No respect for the disabled

No respect for the disabled

December 6th, 2012 in Opinion Times

The Americans With Disabilities Act of 1990, advocated by former Republican Senate Majority Leader Bob Dole and signed into law under President George Herbert Walker Bush, is widely acknowledged to be the international gold standard when it comes to the rights of disabled people. Its creation served as the genesis of a United Nations treaty -- the Convention on the Rights of Persons With Disabilities -- that has now been ratified by 125 countries.

Yet on Tuesday, Senate Republicans -- after paying their respect to Mr. Dole, 89, who came to the Senate floor in his wheelchair to advocate once again for the ADA's benefit on a global scale -- blocked the United States from becoming a member of this U.N. treaty by preventing a two-thirds vote in favor of ratification.
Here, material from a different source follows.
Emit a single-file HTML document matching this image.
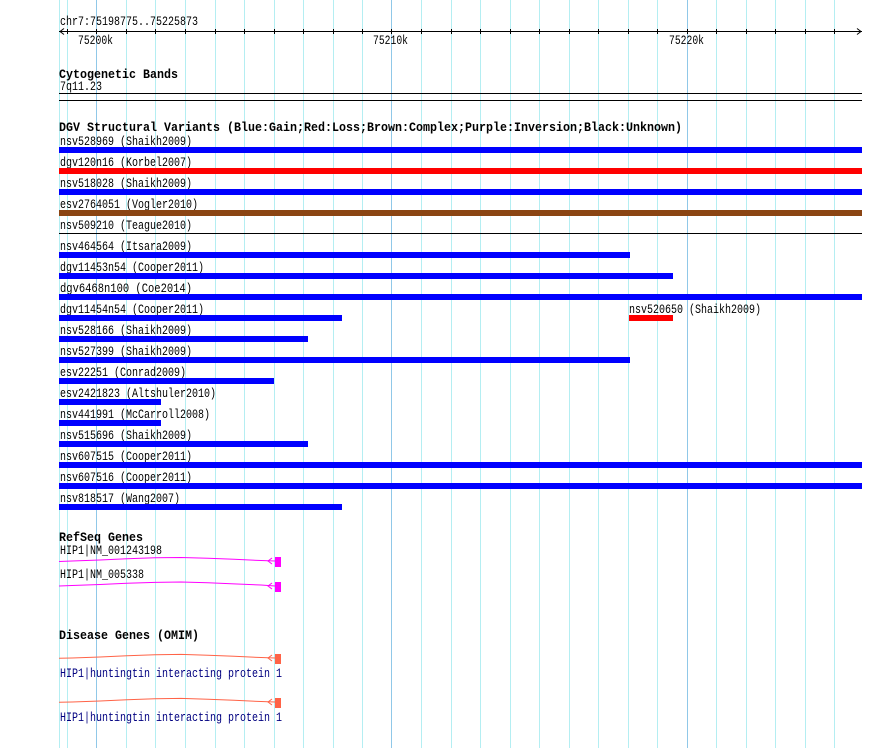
<!DOCTYPE html>
<html><head><meta charset="utf-8"><style>
html,body{margin:0;padding:0;background:#fff;}
svg{display:block;}
text{font-family:"Liberation Mono",monospace;font-size:12.5px;fill:#000;}
.b{font-weight:bold;font-size:13px;}
.n{fill:#000080;}
</style></head><body>
<svg width="890" height="748" viewBox="0 0 890 748" xmlns="http://www.w3.org/2000/svg" shape-rendering="crispEdges">
<rect width="890" height="748" fill="#fff"/>
<g stroke="#b4eef2" stroke-width="1">
<line x1="59.5" y1="0" x2="59.5" y2="748"/>
<line x1="67.5" y1="0" x2="67.5" y2="748"/>
<line x1="126.5" y1="0" x2="126.5" y2="748"/>
<line x1="155.5" y1="0" x2="155.5" y2="748"/>
<line x1="185.5" y1="0" x2="185.5" y2="748"/>
<line x1="215.5" y1="0" x2="215.5" y2="748"/>
<line x1="244.5" y1="0" x2="244.5" y2="748"/>
<line x1="274.5" y1="0" x2="274.5" y2="748"/>
<line x1="303.5" y1="0" x2="303.5" y2="748"/>
<line x1="333.5" y1="0" x2="333.5" y2="748"/>
<line x1="362.5" y1="0" x2="362.5" y2="748"/>
<line x1="421.5" y1="0" x2="421.5" y2="748"/>
<line x1="451.5" y1="0" x2="451.5" y2="748"/>
<line x1="480.5" y1="0" x2="480.5" y2="748"/>
<line x1="510.5" y1="0" x2="510.5" y2="748"/>
<line x1="539.5" y1="0" x2="539.5" y2="748"/>
<line x1="569.5" y1="0" x2="569.5" y2="748"/>
<line x1="598.5" y1="0" x2="598.5" y2="748"/>
<line x1="628.5" y1="0" x2="628.5" y2="748"/>
<line x1="657.5" y1="0" x2="657.5" y2="748"/>
<line x1="716.5" y1="0" x2="716.5" y2="748"/>
<line x1="746.5" y1="0" x2="746.5" y2="748"/>
<line x1="775.5" y1="0" x2="775.5" y2="748"/>
<line x1="805.5" y1="0" x2="805.5" y2="748"/>
<line x1="834.5" y1="0" x2="834.5" y2="748"/>
</g>
<g stroke="#90c8e8" stroke-width="1">
<line x1="96.5" y1="0" x2="96.5" y2="748"/>
<line x1="391.5" y1="0" x2="391.5" y2="748"/>
<line x1="687.5" y1="0" x2="687.5" y2="748"/>
</g>

<!-- ruler -->
<text x="60" y="25" textLength="138" lengthAdjust="spacingAndGlyphs">chr7:75198775..75225873</text>
<g stroke="#000" stroke-width="1" fill="none">
<line x1="59" y1="31.5" x2="862" y2="31.5"/>
<polyline points="64,28.5 60,31.5 64,34.5" shape-rendering="auto"/>
<polyline points="857,28.5 861,31.5 857,34.5" shape-rendering="auto"/>
<path d="M67.5 29v5M96.5 29v5M126.5 29v5M155.5 29v5M185.5 29v5M215.5 29v5M244.5 29v5M274.5 29v5M303.5 29v5M333.5 29v5M362.5 29v5M391.5 29v5M421.5 29v5M451.5 29v5M480.5 29v5M510.5 29v5M539.5 29v5M569.5 29v5M598.5 29v5M628.5 29v5M657.5 29v5M687.5 29v5M716.5 29v5M746.5 29v5M775.5 29v5M805.5 29v5M834.5 29v5"/>
</g>
<text x="78" y="44" textLength="35" lengthAdjust="spacingAndGlyphs">75200k</text>
<text x="373" y="44" textLength="35" lengthAdjust="spacingAndGlyphs">75210k</text>
<text x="669" y="44" textLength="35" lengthAdjust="spacingAndGlyphs">75220k</text>

<!-- cytogenetic bands -->
<text class="b" x="59" y="78" textLength="119" lengthAdjust="spacingAndGlyphs">Cytogenetic Bands</text>
<text x="60" y="90" textLength="42" lengthAdjust="spacingAndGlyphs">7q11.23</text>
<rect x="59" y="93" width="803" height="1" fill="#000"/>
<rect x="59" y="100" width="803" height="1" fill="#000"/>

<!-- DGV -->
<text class="b" x="59" y="131" textLength="623" lengthAdjust="spacingAndGlyphs">DGV Structural Variants (Blue:Gain;Red:Loss;Brown:Complex;Purple:Inversion;Black:Unknown)</text>

<text x="60" y="145" textLength="132" lengthAdjust="spacingAndGlyphs">nsv528969 (Shaikh2009)</text>
<rect x="59" y="147" width="803" height="6" fill="#0000ff"/>
<text x="60" y="166" textLength="132" lengthAdjust="spacingAndGlyphs">dgv120n16 (Korbel2007)</text>
<rect x="59" y="168" width="803" height="6" fill="#ff0000"/>
<text x="60" y="187" textLength="132" lengthAdjust="spacingAndGlyphs">nsv518028 (Shaikh2009)</text>
<rect x="59" y="189" width="803" height="6" fill="#0000ff"/>
<text x="60" y="208" textLength="138" lengthAdjust="spacingAndGlyphs">esv2764051 (Vogler2010)</text>
<rect x="59" y="210" width="803" height="6" fill="#8b4513"/>
<text x="60" y="229" textLength="132" lengthAdjust="spacingAndGlyphs">nsv509210 (Teague2010)</text>
<rect x="59" y="233" width="803" height="1" fill="#000"/>
<text x="60" y="250" textLength="132" lengthAdjust="spacingAndGlyphs">nsv464564 (Itsara2009)</text>
<rect x="59" y="252" width="571" height="6" fill="#0000ff"/>
<text x="60" y="271" textLength="144" lengthAdjust="spacingAndGlyphs">dgv11453n54 (Cooper2011)</text>
<rect x="59" y="273" width="614" height="6" fill="#0000ff"/>
<text x="60" y="292" textLength="132" lengthAdjust="spacingAndGlyphs">dgv6468n100 (Coe2014)</text>
<rect x="59" y="294" width="803" height="6" fill="#0000ff"/>
<text x="60" y="313" textLength="144" lengthAdjust="spacingAndGlyphs">dgv11454n54 (Cooper2011)</text>
<rect x="59" y="315" width="283" height="6" fill="#0000ff"/>
<text x="629" y="313" textLength="132" lengthAdjust="spacingAndGlyphs">nsv520650 (Shaikh2009)</text>
<rect x="629" y="315" width="44" height="6" fill="#ff0000"/>
<text x="60" y="334" textLength="132" lengthAdjust="spacingAndGlyphs">nsv528166 (Shaikh2009)</text>
<rect x="59" y="336" width="249" height="6" fill="#0000ff"/>
<text x="60" y="355" textLength="132" lengthAdjust="spacingAndGlyphs">nsv527399 (Shaikh2009)</text>
<rect x="59" y="357" width="571" height="6" fill="#0000ff"/>
<text x="60" y="376" textLength="126" lengthAdjust="spacingAndGlyphs">esv22251 (Conrad2009)</text>
<rect x="59" y="378" width="215" height="6" fill="#0000ff"/>
<text x="60" y="397" textLength="156" lengthAdjust="spacingAndGlyphs">esv2421823 (Altshuler2010)</text>
<rect x="59" y="399" width="102" height="6" fill="#0000ff"/>
<text x="60" y="418" textLength="150" lengthAdjust="spacingAndGlyphs">nsv441991 (McCarroll2008)</text>
<rect x="59" y="420" width="102" height="6" fill="#0000ff"/>
<text x="60" y="439" textLength="132" lengthAdjust="spacingAndGlyphs">nsv515696 (Shaikh2009)</text>
<rect x="59" y="441" width="249" height="6" fill="#0000ff"/>
<text x="60" y="460" textLength="132" lengthAdjust="spacingAndGlyphs">nsv607515 (Cooper2011)</text>
<rect x="59" y="462" width="803" height="6" fill="#0000ff"/>
<text x="60" y="481" textLength="132" lengthAdjust="spacingAndGlyphs">nsv607516 (Cooper2011)</text>
<rect x="59" y="483" width="803" height="6" fill="#0000ff"/>
<text x="60" y="502" textLength="120" lengthAdjust="spacingAndGlyphs">nsv818517 (Wang2007)</text>
<rect x="59" y="504" width="283" height="6" fill="#0000ff"/>

<!-- RefSeq -->
<text class="b" x="59" y="541" textLength="84" lengthAdjust="spacingAndGlyphs">RefSeq Genes</text>
<text x="60" y="554" textLength="102" lengthAdjust="spacingAndGlyphs">HIP1|NM_001243198</text>
<g fill="none" stroke="#ff00ff" stroke-width="1" shape-rendering="auto">
<path d="M59 561.5 L72 561 L100 560 L127 558.8 L155 557.8 L181 557.5 L208 558.2 L234 559.3 L261 560.5 L275 561"/>
<polyline points="272,558 268,561 272,564"/>
<path d="M59 586 L72 585.5 L100 584.5 L127 583.3 L155 582.4 L181 582 L208 582.8 L234 583.9 L261 585 L275 586"/>
<polyline points="272,583 268,586 272,589"/>
</g>
<rect x="275" y="557" width="6" height="10" fill="#ff00ff"/>
<text x="60" y="578" textLength="84" lengthAdjust="spacingAndGlyphs">HIP1|NM_005338</text>
<rect x="275" y="582" width="6" height="10" fill="#ff00ff"/>

<!-- Disease -->
<text class="b" x="59" y="639" textLength="140" lengthAdjust="spacingAndGlyphs">Disease Genes (OMIM)</text>
<g fill="none" stroke="#ff6347" stroke-width="1" shape-rendering="auto">
<path d="M59 658.3 L72 658 L100 657 L127 655.8 L155 654.8 L181 654.4 L208 655.2 L234 656.3 L261 657.5 L275 658"/>
<polyline points="272,655 268,658 272,661"/>
<path d="M59 702.3 L72 702 L100 701 L127 699.8 L155 698.8 L181 698.4 L208 699.2 L234 700.3 L261 701.5 L275 702"/>
<polyline points="272,699 268,702 272,705"/>
</g>
<rect x="275" y="654" width="6" height="10" fill="#ff6347"/>
<text class="n" x="60" y="677" textLength="222" lengthAdjust="spacingAndGlyphs">HIP1|huntingtin interacting protein 1</text>
<rect x="275" y="698" width="6" height="10" fill="#ff6347"/>
<text class="n" x="60" y="721" textLength="222" lengthAdjust="spacingAndGlyphs">HIP1|huntingtin interacting protein 1</text>
</svg>
</body></html>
Just eight Republicans, led by Arizona Senators John McCain and Jon Kyl, voted to approve the convention. Among those against voting against were all of the South's senators, including Tennessee's Bob Corker and Lamar Alexander.

There is more than cruel irony in this defeat. The opponents' nay votes were pure, crass politics, a bow to Tea Party extremists who would pick a fight against a most noble cause just to prove their bona fides in the wake of November's stinging electoral defeat, which now is weakening GOP allegiance to Grover Norquist and his restive, no-tax-increase-ever Luddite faction.

Their sad, disgraceful rejection of the treaty is unfathomable, unless you believe in black helicopter conspiracies, and the groundless ritual fear of a U.N. takeover of Americans' brains, our children and our legal system.

What rot.

President Obama signed the Convention on the Rights of Persons With Disabilities in 2009. The Senate Foreign Relations Committee approved the bill last July on a bipartisan 13-6 vote. That vote came with a resolution -- just to make it clear -- that the United States would not surrender any sovereign authority under the convention, nor be compelled by any United Nations law, resolution or recommendation emerging from it.

In effect, the vote to ratify the treatment was actually just a vote to lend credibility to the Convention in order to spur greater respect for the disabled in countries that have not yet joined the treaty. That alone justifies ratification. But it is also a way to elevate and strengthen rights and protection for disabled Americans who visit or reside in countries where the needs of the handicapped are not accommodated.

That measure of concern, however, fell to the empty fear fanned by the far-right's media provocateurs, who continually need new fodder for their fear-fests and their paychecks. In this case, they fanned the notion that the convention could lead to codification of U.N. standards on the rights of children, and thus the outlandish fib that U.N. bureaucrats could intrude on states' authority over the rights of American children.

Such a conspiracy theory mindset is already at play in the wing-nut notion that the U.N.'s 1992 conference on a sustainable environment and its recommendations for environmentally sound policies -- known as Agenda 21, a reference to the needs of the 21st Century -- will override local land-use rules. Hence we have such believers here campaigning against our regional growth planning.

There's no convincing the black-helicopter crowd otherwise. But our United States senators should know better, and not be held captive to such wild-eyed views. Sens. Corker and Alexander certainly should be willing to stand up for an international treaty invoking respect and help for the disabled. It is shameful that they wilted and failed that duty.